Metadata-Version: 2.1
Name: unicodeitplus
Version: 0.2.0
Summary: Converts simple LaTeX to an unicode approximation
Maintainer: Hans Dembinski
Maintainer-email: hans.dembinski@gmail.com
License: BSD 3-Clause License
Project-URL: repository, https://github.com/HDembinski/unicodeitplus
Classifier: Programming Language :: Python :: 3
Classifier: Operating System :: POSIX :: Linux
Classifier: Operating System :: MacOS
Classifier: Operating System :: Microsoft :: Windows
Classifier: Topic :: Scientific/Engineering
Classifier: Intended Audience :: Developers
Requires-Python: >=3.8
Description-Content-Type: text/x-rst
License-File: LICENSE
Requires-Dist: lark
Provides-Extra: test
Requires-Dist: pytest ; extra == 'test'

=============
unicodeitplus
=============

.. image:: https://img.shields.io/pypi/v/unicodeitplus.svg
        :target: https://pypi.python.org/pypi/unicodeitplus

Convert simple LaTeX into an unicode approximation and paste it anywhere.
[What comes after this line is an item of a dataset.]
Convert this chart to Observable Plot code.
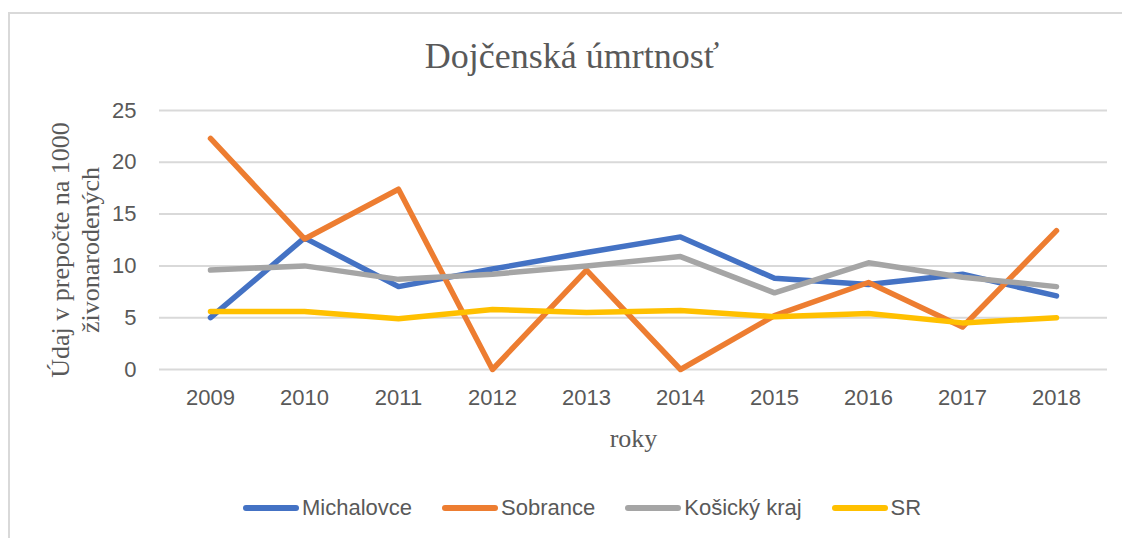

This package provides a more complete LaTeX to Unicode converter than `unicodeit <https://github.com/svenkreiss/unicodeit/>`_. unicodeitplus uses a better parser (generated from EBNF with the fantastic `Lark library <https://github.com/lark-parser/lark>`_) than ``unicodeit``, which handles some code on which ``unicodeit`` fails, and allows one to parse a mix of text and math code, like::

    $p_T$ / GeV $c^{-1}$

LaTeX to Unicode: How does this even work?
------------------------------------------
Unicode contains many subscript and superscript characters. It also font variations of characters of both latin and greek characters, including italic, boldface, bold italic, and more. It contains a lot of special mathematical characters and diacritical marks, which we use to approximate LaTeX renderings using just unicode characters.
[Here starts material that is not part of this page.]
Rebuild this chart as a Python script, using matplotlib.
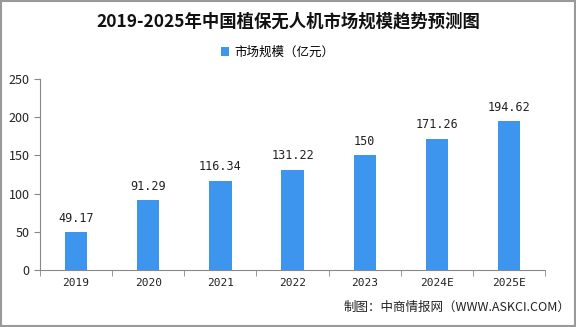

Like ``unicodeit``, ``unicodeitplus`` is largely based on ``unimathsymbols.txt`` from Günter Milde, which is maps LaTeX macros to Unicode symbols.

Caveats
-------
- Only a subset of all LaTeX code can be converted to Unicode. Some Unicode characters simply don't exist. For example, subscript characters exist only for a subset of all lowercase latin characters, there are no subscript characters for uppercase latin characters, and all subscript or superscript characters are in roman font (upright).
- Some code is rendered the best best approximation, for example, ``p_T`` as ``𝑝ₜ``, assuming that a reasonable approximation is preferred over a failed conversion.
- Your font needs to contain glyphs for the Unicode characters, otherwise you will typically see a little box with the unicode character index.
- The visually best results seem to be obtained with monospace fonts.

Examples
--------

==========================================  ===============
LaTeX                                       Unicode
==========================================  ===============
``\alpha \beta \gamma \Gamma``              ``𝛼 𝛽 𝛾 𝛤``
``e^+ \mu^-``                               ``𝑒⁺ 𝜇⁻``
``\exists \in \int \sum \partial \infty``   ``∃ ∈ ∫ ∑ ∂ ∞``
``\slash{\partial}``                        ``∂̸``
``\to \longrightarrow``                     ``→ ⟶``
``p\bar{p} \mathrm{t}\bar{\mathrm{t}}``     ``𝑝𝑝̄ tt̄``
``\mathcal{H} \mathbb{R}``                  ``ℋ ℝ``
``\phone \checkmark``                       ``☎ ✓``
``\underline{x} \dot{x} \ddot{x} \vec{x}``  ``𝑥̲ 𝑥̇ 𝑥̈ 𝑥⃗``
``A^6 m_0``                                 ``𝐴⁶ 𝑚₀``
``1.2 \times 10^{23}``                      ``1.2 × 10²³``
``\Im \Re``                                 ``ℑ ℜ``
``\hbar``                                   ``ℏ``
``\perp \parallel``                         ``⟂ ∥``
``\therefore \because \subset \supset``     ``∴ ∵ ⊂ ⊃``
``p_T / \mathrm{GeV} c^{-1}``               ``𝑝ₜ/GeV𝑐⁻¹``
``K^0_S``                                   ``𝐾⁰ₛ``
``D^{\ast\ast} \to hhee``                   ``𝐷**→ℎℎ𝑒𝑒``
``A \cdot \mathbf{x} \simeq \mathbf{b}``    ``𝐴⋅𝐱≃𝐛``
==========================================  ===============